Ayrıca şirketin belediyeler ve sivil toplum kuruluşlarıyla iş birliği içinde olduğu ve “Engelsiz Kent” vizyonunun destekçisi olduğu biliniyor. Bu kapsamda yürütülecek ortak kampanyalarla hem kamuoyunun bilinçlendirilmesi hem de erişilebilirlik standartlarının yaygınlaştırılması hedefleniyor.
Luxera GYO’dan Topluma Açık Mesaj
Luxera GYO Genel Müdürü tarafından yapılan açıklamada, “Toplumun her kesiminin eşit yaşam hakkına sahip olduğu inancıyla hareket ediyoruz. Yeni projelerimizde engelleri değil, yaşamı inşa ediyoruz” ifadelerine yer verildi. Bu sözler, şirketin yalnızca mimari değil, etik ve insani değerler açısından da güçlü bir vizyon taşıdığını gösteriyor.
Bu yaklaşım, özellikle genç yatırımcılar ve sosyal duyarlılığı yüksek bireyler arasında pozitif bir marka algısı yaratıyor. Ayrıca yerli-yabancı yatırımcıların, toplumsal duyarlılığı olan projelere olan ilgisinin arttığı günümüzde, Luxera GYO’nun bu adımı stratejik açıdan da büyük değer taşıyor.
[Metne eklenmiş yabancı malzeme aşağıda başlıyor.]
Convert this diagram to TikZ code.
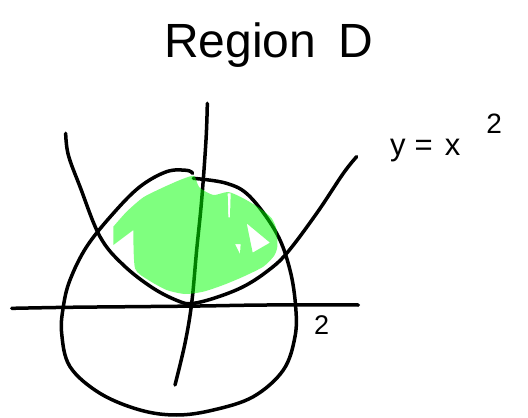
\documentclass[tikz,border=0pt]{standalone}
\usepackage{fontspec}
\setmainfont{Liberation Sans}
\begin{document}
\begin{tikzpicture}[x=1pt,y=-1pt,
  ink/.style={line width=3.5pt,line cap=round,line join=round,black},
  hl/.style={fill={rgb,255:red,0;green,255;blue,0},fill opacity=0.5,even odd rule},
  hand/.style={inner sep=0pt,anchor=base west}]
\useasboundingbox[fill=white] (0,0) rectangle (528,418);
% title
\node[hand,font=\fontsize{48}{52}\selectfont] (title) at (164,57) {Region\hspace{22pt}D};
% equation label
\node[hand,font=\fontsize{31}{34}\selectfont] (eq) at (390,155)
  {y\hspace{9pt}=\hspace{12pt}x\hspace{26pt}\raisebox{22pt}{\fontsize{28}{30}\selectfont 2}};
% tick label
\node[hand,font=\fontsize{27}{30}\selectfont] (two) at (314,334) {2};
\begin{scope}[yshift=-90pt,x=1pt/3,y=-1pt/3]
% axes
\draw[ink] plot[smooth,tension=0.6] coordinates {(622,40) (618,150) (605,330) (590,480) (575,640) (555,760) (525,885)};
\draw[ink] plot[smooth,tension=0.6] coordinates {(35,655) (200,652) (400,650) (600,648) (800,645) (1075,645)};
% parabola
\draw[ink] plot[smooth,tension=0.6] coordinates {(197,130) (205,195) (240,290) (300,440) (370,525) (460,595) (540,635) (580,640) (650,622) (730,590) (800,545) (860,490) (950,370) (1030,250) (1070,200)};
% circle
\draw[ink] plot[smooth,tension=0.6] coordinates {(578,250) (560,241) (500,245) (420,290) (340,370) (260,470) (210,570) (190,650) (185,730) (210,830) (300,910) (420,960) (530,975) (640,960) (760,920) (850,840) (885,740) (887,650) (870,540) (830,430) (750,320) (680,280) (580,265)};
% shaded region D
\path[hl] plot[smooth,tension=0.4] coordinates {(340,410) (380,365) (430,322) (490,292) (545,268) (582,258) (598,292) (640,315) (685,306) (730,325) (780,355) (815,385) (830,420) (832,470) (822,498) (790,530) (730,560) (670,585) (610,605) (555,612) (500,600) (445,570) (405,535) (400,420)} -- (340,465) -- cycle
  (740,400) -- (810,458) -- (758,488) -- cycle
  (705,462) -- (722,462) -- (720,492) -- cycle
  (683,310) -- (692,310) -- (690,382) -- (685,382) -- cycle;
\end{scope}
\end{tikzpicture}
\end{document}
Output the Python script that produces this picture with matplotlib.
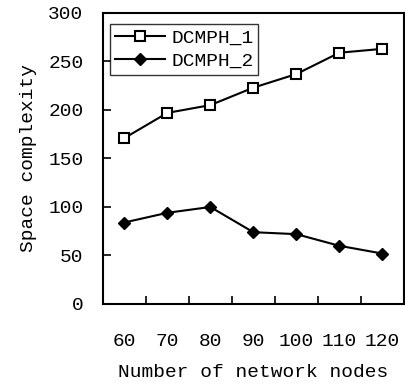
import matplotlib
matplotlib.use('Agg')
import matplotlib.pyplot as plt
import numpy as np

# data
nodes = ['60', '70', '80', '90', '100', '110', '120']
dcmph_1 = [171, 197, 205, 223, 237, 259, 263]
dcmph_2 = [84, 94, 100, 74, 72, 60, 52]

plt.rcParams['font.family'] = ['Liberation Mono', 'DejaVu Sans Mono']
fs = 14

fig = plt.figure(figsize=(4.05, 3.87), dpi=100)
ax = fig.add_axes([0.254, 0.2145, 0.743, 0.752])

x = np.arange(1, len(nodes) + 1)
ax.plot(x, dcmph_1, color='black', lw=1.5, marker='s', markersize=7.5,
        markerfacecolor='white', markeredgecolor='black', markeredgewidth=1.5,
        label='DCMPH_1')
ax.plot(x, dcmph_2, color='black', lw=1.5, marker='D', markersize=6.5,
        markerfacecolor='black', markeredgecolor='black', label='DCMPH_2')

ax.set_xlim(0.5, len(nodes) + 0.5)
ax.set_ylim(0, 300)
ax.set_yticks(np.arange(0, 301, 50))

# category axis: labels centred, ticks between categories
ax.set_xticks(x)
ax.set_xticklabels(nodes)
ax.set_xticks(x[:-1] + 0.5, minor=True)
ax.tick_params(axis='x', which='major', length=0, pad=21, labelsize=fs)
ax.tick_params(axis='x', which='minor', direction='in', length=6, width=1.2)
ax.tick_params(axis='y', direction='in', length=6, width=1.2, pad=14, labelsize=fs)

for sp in ax.spines.values():
    sp.set_linewidth(1.5)

ax.set_xlabel('Number of network nodes', fontsize=fs, labelpad=10)
ax.set_ylabel('Space complexity', fontsize=fs, labelpad=8)

leg = ax.legend(loc='upper left', bbox_to_anchor=(0.023, 0.962), borderaxespad=0,
                fontsize=fs, frameon=True, fancybox=False, edgecolor='black',
                handlelength=2.6, handletextpad=0.3, borderpad=0.25,
                labelspacing=0.3)
leg.get_frame().set_linewidth(1.0)

fig.savefig('out.png', dpi=100)
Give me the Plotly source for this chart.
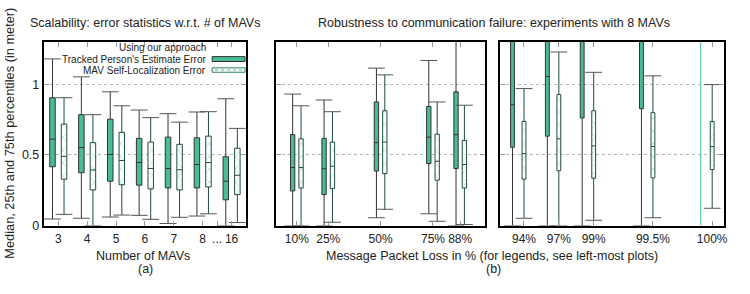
import plotly.graph_objects as go

# ---------------- data (lo whisker, q1, median, q3, hi whisker) ----------------
GROUPS_A = ["3", "4", "5", "6", "7", "8", "16"]
A_PERSON = [(0.046, 0.416, 0.612, 0.905, 1.180),
            (0.051, 0.374, 0.552, 0.785, 1.053),
            (0.060, 0.314, 0.503, 0.753, 0.947),
            (0.072, 0.286, 0.446, 0.617, 0.818),
            (0.014, 0.266, 0.404, 0.626, 0.792),
            (0.067, 0.266, 0.432, 0.621, 0.804),
            (0.000, 0.182, 0.314, 0.487, 0.898)]
A_MAV = [(0.079, 0.328, 0.490, 0.718, 0.905),
         (0.000, 0.252, 0.393, 0.587, 0.785),
         (0.074, 0.289, 0.460, 0.660, 0.848),
         (0.044, 0.259, 0.404, 0.591, 0.764),
         (0.058, 0.252, 0.395, 0.575, 0.732),
         (0.083, 0.273, 0.446, 0.633, 0.806),
         (0.021, 0.219, 0.356, 0.547, 0.688)]

LOSS_B = [10, 25, 50, 75, 88]
B_PERSON = [(0.000, 0.245, 0.411, 0.644, 0.931),
            (0.000, 0.219, 0.402, 0.617, 0.889),
            (0.055, 0.386, 0.587, 0.875, 1.115),
            (0.083, 0.439, 0.626, 0.843, 1.169),
            (0.000, 0.404, 0.644, 0.947, 1.600)]
B_MAV = [(0.000, 0.266, 0.411, 0.614, 0.848),
         (0.023, 0.261, 0.420, 0.591, 0.806),
         (0.115, 0.367, 0.591, 0.813, 1.067),
         (0.030, 0.321, 0.455, 0.647, 0.875),
         (0.007, 0.266, 0.432, 0.603, 0.852)]

LOSS_C = ["94%", "97%", "99%", "99.5%", "100%"]
C_PERSON = [(0.000, 0.554, 0.855, 1.450, 1.800),
            (0.000, 0.633, 1.055, 1.500, 1.900),
            (0.000, 0.762, 1.400, 1.700, 2.000),
            (0.000, 0.827, 1.450, 1.800, 2.100),
            (0.000, 1.600, 1.900, 2.200, 2.500)]
C_MAV = [(0.051, 0.328, 0.510, 0.737, 0.970),
         (0.000, 0.388, 0.614, 0.928, 1.229),
         (0.037, 0.335, 0.564, 0.813, 1.085),
         (0.055, 0.337, 0.559, 0.799, 1.060),
         (0.122, 0.397, 0.559, 0.737, 0.998)]

Y_TICKS = [0, 0.5, 1]
Y_TICKTEXT = ["0", "0.5", "1"]

# ---------------- layout constants ----------------
W, H = 750, 294
TEAL = "#48bd95"
TEAL_DARK = "#2f7d63"
EDGE = "#333333"
MAV_EDGE = "#1f4d3f"
WHISK = "#555555"
FONT = "Liberation Sans, Arial, sans-serif"
SLOT_C = [0, 1, 2, 3.7, 5.4]   # horizontal slots of the right panel
CAP = 12                        # whisker cap length in px


def px(x):
    return x / W


def py(y):
    return 1 - y / H


fig = go.Figure()


def caps(xs, stats, xa, ya, color):
    fig.add_trace(go.Scatter(
        x=list(xs) + list(xs), y=[s[0] for s in stats] + [s[4] for s in stats],
        mode="markers", xaxis=xa, yaxis=ya, showlegend=False, hoverinfo="skip",
        marker=dict(symbol="line-ew", size=CAP, line=dict(color=color, width=1))))


def add_panel(xs_person, xs_mav, person, mav, width, xa, ya, person_line=EDGE):
    # hatch under the white boxes
    fig.add_trace(go.Bar(
        x=xs_mav, base=[s[1] for s in mav], y=[s[3] - s[1] for s in mav],
        width=width, xaxis=xa, yaxis=ya, showlegend=False, hoverinfo="skip",
        marker=dict(color="white", line=dict(width=0),
                    pattern=dict(shape="x", fgcolor=TEAL, bgcolor="white",
                                 size=9, solidity=0.15))))
    fig.add_trace(go.Box(
        x=xs_person, lowerfence=[s[0] for s in person], q1=[s[1] for s in person],
        median=[s[2] for s in person], q3=[s[3] for s in person],
        upperfence=[s[4] for s in person], width=width, whiskerwidth=0,
        fillcolor=TEAL, line=dict(color=person_line, width=1),
        xaxis=xa, yaxis=ya, showlegend=False, boxpoints=False))
    fig.add_trace(go.Box(
        x=xs_mav, lowerfence=[s[0] for s in mav], q1=[s[1] for s in mav],
        median=[s[2] for s in mav], q3=[s[3] for s in mav],
        upperfence=[s[4] for s in mav], width=width, whiskerwidth=0,
        fillcolor="rgba(0,0,0,0)", line=dict(color=MAV_EDGE, width=1),
        xaxis=xa, yaxis=ya, showlegend=False, boxpoints=False))
    caps(xs_person, person, xa, ya, WHISK)
    caps(xs_mav, mav, xa, ya, WHISK)


# panel (a)
idx = list(range(len(GROUPS_A)))
add_panel([i - 0.2 for i in idx], [i + 0.2 for i in idx], A_PERSON, A_MAV, 0.19, "x", "y")
# panel (b)
add_panel([v - 2 for v in LOSS_B], [v + 2 for v in LOSS_B], B_PERSON, B_MAV, 2.07, "x2", "y2")
# panel (c)
add_panel([s - 0.33 for s in SLOT_C[:-1]], SLOT_C, C_PERSON[:-1], C_MAV, 0.11, "x3", "y3")
fig.add_trace(go.Box(
    x=[SLOT_C[-1] - 0.33], lowerfence=[C_PERSON[-1][0]], q1=[C_PERSON[-1][1]],
    median=[C_PERSON[-1][2]], q3=[C_PERSON[-1][3]], upperfence=[C_PERSON[-1][4]],
    width=0.11, whiskerwidth=0, fillcolor=TEAL, line=dict(color=TEAL, width=1),
    xaxis="x3", yaxis="y3", showlegend=False, boxpoints=False))

yd = [py(231), py(43)]
common_x = dict(showline=True, mirror="ticks", linewidth=2, linecolor="black",
                ticks="inside", ticklen=5, tickcolor="#999", showgrid=False,
                zeroline=False, ticklabelstandoff=1,
                tickfont=dict(size=12, color="#222"))
common_y = dict(showline=True, mirror="ticks", linewidth=2, linecolor="black",
                ticks="inside", ticklen=5, tickcolor="#999", showgrid=True,
                gridcolor="#b5b5b5", griddash="dot", gridwidth=1, zeroline=False,
                range=[0, 1.3], tickvals=Y_TICKS, ticktext=Y_TICKTEXT,
                tickfont=dict(size=12.5, color="#222"))

fig.update_layout(
    width=W, height=H, margin=dict(l=0, r=0, t=0, b=0),
    paper_bgcolor="white", plot_bgcolor="white",
    boxmode="overlay", barmode="overlay", showlegend=False,
    font=dict(family=FONT, size=12, color="#222"),
    xaxis=dict(common_x, domain=[px(44), px(247)], range=[-0.5, 6.5],
               tickvals=idx + [5.5], ticktext=GROUPS_A + ["..."]),
    yaxis=dict(common_y, domain=yd, anchor="x", showticklabels=True),
    xaxis2=dict(common_x, domain=[px(277), px(487.3)], range=[0, 100],
                tickvals=LOSS_B, ticktext=[f"{v}%" for v in LOSS_B], anchor="y2"),
    yaxis2=dict(common_y, domain=yd, anchor="x2", showticklabels=False),
    xaxis3=dict(common_x, domain=[px(502.3), px(727.3)], range=[-0.68, 5.75],
                tickvals=SLOT_C, ticktext=LOSS_C, anchor="y3"),
    yaxis3=dict(common_y, domain=yd, anchor="x3", showticklabels=False),
)


def note(text, x, y, size=12.5, anchor="center", angle=0):
    fig.add_annotation(text=text, x=px(x), y=py(y), xref="paper", yref="paper",
                       showarrow=False, xanchor=anchor, yanchor="middle",
                       textangle=angle, borderpad=0,
                       font=dict(size=size, color="#222", family=FONT))


note("Scalability: error statistics w.r.t. # of MAVs", 146, 24)
note("Robustness to communication failure: experiments with 8 MAVs", 495.6, 24)
note("Number of MAVs", 144, 262)
note("(a)", 146, 276)
note("Message Packet Loss in % (for legends, see left-most plots)", 494, 262)
note("(b)", 495, 276)
note("Median, 25th and 75th percentiles (in meter)", 10, 136, size=12.8, angle=-90)

# custom legend (gnuplot-style: text left of sample)
note("Using our approach", 208, 49, size=10, anchor="right")
note("Tracked Person's Estimate Error", 208, 60.5, size=10, anchor="right")
note("MAV Self-Localization Error", 208, 72, size=10, anchor="right")
fig.add_shape(type="rect", xref="paper", yref="paper", x0=px(213), x1=px(246),
              y0=py(63), y1=py(58), fillcolor=TEAL, line=dict(color=EDGE, width=1))
fig.add_shape(type="rect", xref="paper", yref="paper", x0=px(213), x1=px(246),
              y0=py(74), y1=py(69.5), fillcolor="white", line=dict(color=TEAL_DARK, width=1))
fig.add_shape(type="line", xref="paper", yref="paper", x0=px(216), x1=px(244),
              y0=py(71.8), y1=py(71.8), line=dict(color=TEAL, width=1, dash="dot"))

fig.write_html("out.html")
Luxera GYO’nun engelsiz yaşam vizyonu, şehir hayatında daha kapsayıcı ve adil bir düzenin kurulması adına önemli bir adım olarak öne çıkıyor. Engelleri kaldırmak sadece mimaride değil, toplumsal zihniyet dönüşümünde de büyük bir önem taşıyor. Bu anlamda şirketin yaklaşımı, geleceğin şehirlerini şekillendirecek güçlü bir örnek sunuyor.